ROCK SPRINGS — Sweetwater County School District No. 1 is at roughly 35% completion on the build plan for a new Rock Springs High School.
Superintendent Joseph Libby said plans are expected to hit 65% on April 1, with 95% completion by the end of summer. The careers and technical education wind will be reduced in the plans as the Greene’s Energy Building the district purchased will house most of those offerings – though the state still requires high schools to have space dedicated to technical education on campus. Another change will lead to the current cafeteria at the satellite school becoming a commercial home economics space once the new high school cafeteria is built. Libby stresses the images the district has are draft images and are likely to change as the district and architect work on the project.
“The potential of these changing two or three more times before we get down to like the 95 … could occur,” Libby said.
The plans for the physical education wing include two basketball courts with enough seating to support district and regional events. A wrestling room is now planned to separate the two basketball courts. The high school’s theater will be located near the main entrance. With the physical education wing also near the entrance. Libby said there will be a section of the building designed to take spectators to the physical education wing without requiring them to go through the main entrance and security, then walking through the building to go to a sporting event.
“You can come into the building through a vestibule that takes you through security then right into the physical education wing,” Libby said.
There will also be an external secured entrance into the theater.
Libby said part of the main parking lot already exists, with the current satellite high school building, which houses the RSHS ninth-grade center, at the center of what will make up the new high school. Plans call for two auxiliary fields, as well as a track and football field. Libby said the bleachers, concession stands, and locker rooms would come from enhancement funding through taxpayer bonds. Libby said discussions around the enhancements still need to occur, which include where a new pool could fit within the designs. A swimming pool and tennis courts are among enhancements the state will not pay for when building a new high school. Libby said a new pool isn’t part of the design because it would delay construction. Money available to pay for the pool would need to be part of the building budget.

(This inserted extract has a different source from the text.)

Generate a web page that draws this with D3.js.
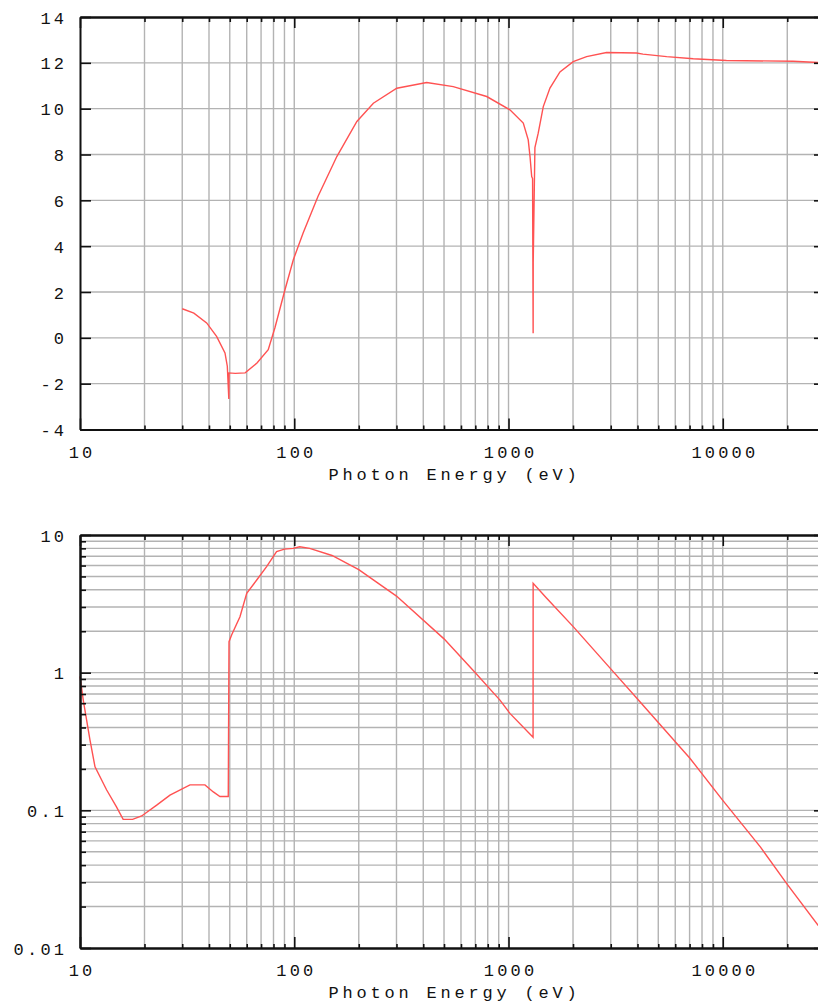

“We need the high school built, so we’re just going to look at it as being a standalone, just like Kelly Walsh has theirs across the high school parking lot,” Libby said.
Libby said a softball field is also under discussion as well.
Libby also said conversations with the City of Rock Springs about parking also need to take place. Chairman Cole Wright said the parking areas shown in the plans are required through city ordinance, Wright said Libby and representatives from the Rock Springs City Council have discussed options to reduce the parking spaces to allow for other uses. The city would have final say if the district could reduce parking lot sizes.

Plans show a road extension from Stagecoach Boulevard would connect to the high school between the two auxiliary fields through a roundabout, with that extension also connecting to Summit Drive through the roundabout. Another connection at that roundabout will travel to Reagan Avenue and is expected to ease congestion between the satellite high school and the nearby Sage and Pilot Butte Elementary Schools.
“Right now, if you’ve been out there, you have kids in those three buildings, there’s a lot of traffic,” Libby said.
Libby said there will be more community meetings to discuss the high school in the future. The draft images can be viewed here.
“(We) definitely want to get some more community input as to how the rest of the facility is supposed to pan out, particularly with the enhancement aspects,” Libby said.